Oscillation models of accretion disks
Present level of knowledge and research activity
(at the beginning of the project)
Several Galactic black hole sources in low X-ray mass binaries show both chaotic and quasi periodic variability in their observed X-ray fluxes. Some of the quasi periodic oscillations (QPOs) are in the kHz range and often come in pairs of twin peaks in the Fourier power spectra [1, 2].

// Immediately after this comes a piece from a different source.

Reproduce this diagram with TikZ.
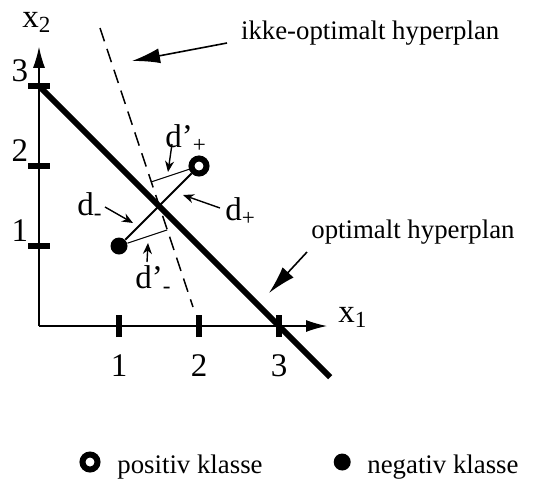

There is no general agreement on a physical mechanism exciting twin peak QPOs. Kluzniak and Abramowicz suggested in 2000 [3,4] that QPOs are due to a resonance between accretion disk oscillation modes. The resonance model is based on fundamental features of strong gravity. The model predicts twin peak kHz QPOs frequencies with values and ratios corresponding to those observed. However, at the moment, it is rather vague in explaining how then X-ray flux is actually modulated by the resonant disk oscillations.
 M. van der Klis, Ann. Rev. of A&A, 38, 717 2000
 J. E. McClintock and R. A. Remillard astro-ph/0306213, 2003
 M. A. Abramowicz and W. Kluzniak, Astronomy and Astrophysics, 374, L19, 2001.
 W. Kluzniak and M. A. Abramowicz, Acta Physica Polonica B, B32, 3605, 2001.
 Gabriel Török, Marek Abramowicz, Wlodek Kluzniak, Zdeněk Stuchlík, Astronomy and Astrophysics, The orbital resonance model for twin peak kHz quasi periodic oscillations (odesláno do tisku)
 Gabriel Török, Astronomy and Astrophysics, A possible 3:2 orbital epicyclic resonance in QPOs frequencies of Sgr A* (odesláno do tisku)
 Gabriel Török a Zdeněk Stuchlík, Astronomy and Astrophysics, Radial and vertical epicyclic frequencies of Keplerian motion in the field of Kerr naked singularities (odesláno do tisku)
 M.A. Abramowicz, W. Kluzniak, J. Mc Clintock, R. Remillard, The Importance of Discovering a 3:2 Twin-Peak Quasi-periodic Oscillation in an Ultraluminous X-Ray Source, or How to Solve the Puzzle of Intermediate-Mass Black Holes, 2004, ApJ, 609L, 63A
Basic ideas of our research plan in the proposed area
We propose to study short time variability and oscillations in accretion disks around black holes and neutron stars. These studies are of fundamental importance for astrophysics and theoretical physics. Black holes belong to the most remarkable inventions of the human mind. Their studies are important for modern theoretical physics because they test our knowledge of fundamental properties of space and time and cast light on quantum gravity structure of physical vacuum. Accretion disks provide energy for radiation in astronomical sources that contain black holes, and we could only "observe" black holes indirectly: by observing their accretion disks. Thanks to precise timing of double pulsar's orbital decay, the weak field limit of Einstein's theory is far better tested than any other physical theory. However, the most interesting and bizarre predictions of Einstein's theory deal not with the weak field, but with the extremely strong field regime and these have never been tested. Thus, the very question: “Was Einstein right?” remains unanswered. One may argue that in a foreseeable future there will be no way to test super strong gravity. Obviously, this cannot be done in laboratories on Earth. Central regions of black holes and neutron stars do have gravity sufficiently strong for such tests, but they are only several tens of kilometres across and typically observed from kiloparsecs away. Thus, they cannot be spatially resolved with current instruments. However, already existing technology (involving X-ray satellites in space) provides a very precise resolution in time of the observed variability of radiation coming from vicinity of black holes. This is why understanding the time behavior and oscillations of black hole accretion disks is so important.